I still question, though, if I’m a bad black feminist for selling the language of black feminism. But then I realize, that’s silly, too. When I think of women like Feminist Jones, Brittney Cooper, and Roxane Gay, black women whose books about black feminism or more mainstream feminism have been bestsellers, and imagine a publisher, university, or conference to ask them to write, teach, or speak for free, I just laugh. Are they navigating a capitalist system or embracing it? Are they demanding equality and demanding black folk, mainstream academia, and the publishing industry value their work and the work of black feminists throughout history by demanding payment for their work, or are they giving up on socialism? Granted, a hardback book may cost $21-$35, but to hear these women speak for 30 minutes at a conference, to learn under them as a college or graduate student, or to bring them to your event so other people can hear them ranges from $200 to $10,000. The either/or, then, the extreme, is absurd.

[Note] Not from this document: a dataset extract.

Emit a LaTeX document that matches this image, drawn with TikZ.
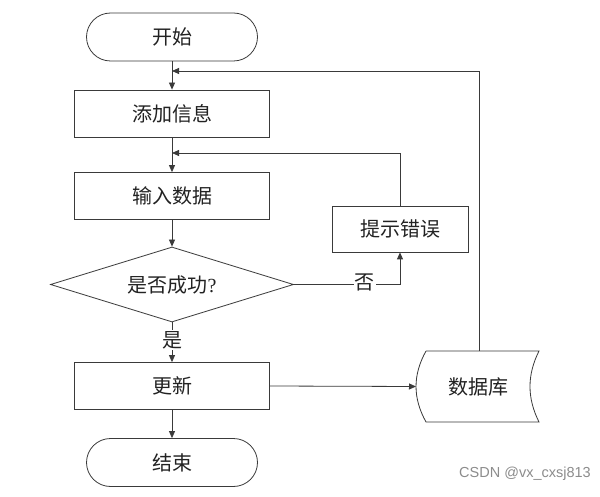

I don’t need to be a billionaire. I don’t want to be. I need to buy my mom and myself a car. I need an apartment (or home) with a dishwasher and a washer/dryer in the unit. I need to be able to afford to go home more often and to visit my friends in other states. I need to pay off my credit cards. I need my student loans forgiven. I need good health insurance.

And I need to do work that feels urgent and important and that pays me fairly, not exploitatively. I have worked for “exposure” as a writer for years. Even when the gigs are paid, I’ve never been paid $1 per word, the amount that was fairly common for freelancers before the digital revolution. It’s usually around 15 cents per word, and I’ve no agent or book deal to show for it. As an adjunct instructor, I taught a subject I didn’t care about, in front of college sophomores who didn’t want to be there, and once you figure lesson planning, grading, and office hours, I made less than minimum wage for it. In contrast, by developing my own line of e-courses, I teach subjects I love, and because I know people always find a way to invest in or spend their money on what they believe has value to them, I know that the only people in the class are the ones who want to be there. But the financial results for me are parallel: I have yet to be compensated for my time in creating the course, and I haven’t broken even on the money that went into course creation, either (i.e., ads and promotions, appointment scheduling apps, PayPal business account fees, several e-courses to teach me how to create and launch my own e-course and promote it before spending money on ads).

I know capitalism, racism, and patriarchy produced this struggle, and I am mad at them for the clusterfuck they’ve put us all in. But I also reject the notion that black feminism’s solution is that black women keep giving, and giving, and giving—giving our minds and bodies, giving the culture its culture—and never be compensated.

As for how this affects my e-courses, I do payment plans and sliding scales, and I ask people who have the means to purchase registration for a black woman. I’ve also applied for (but haven’t received yet) grants that would subsidize registration fees. And I’m working on developing something smaller, less intensive, less in-depth.

But man, do I hate thinking small. And I hate not offering black women my best, even if “good” is “affordable.”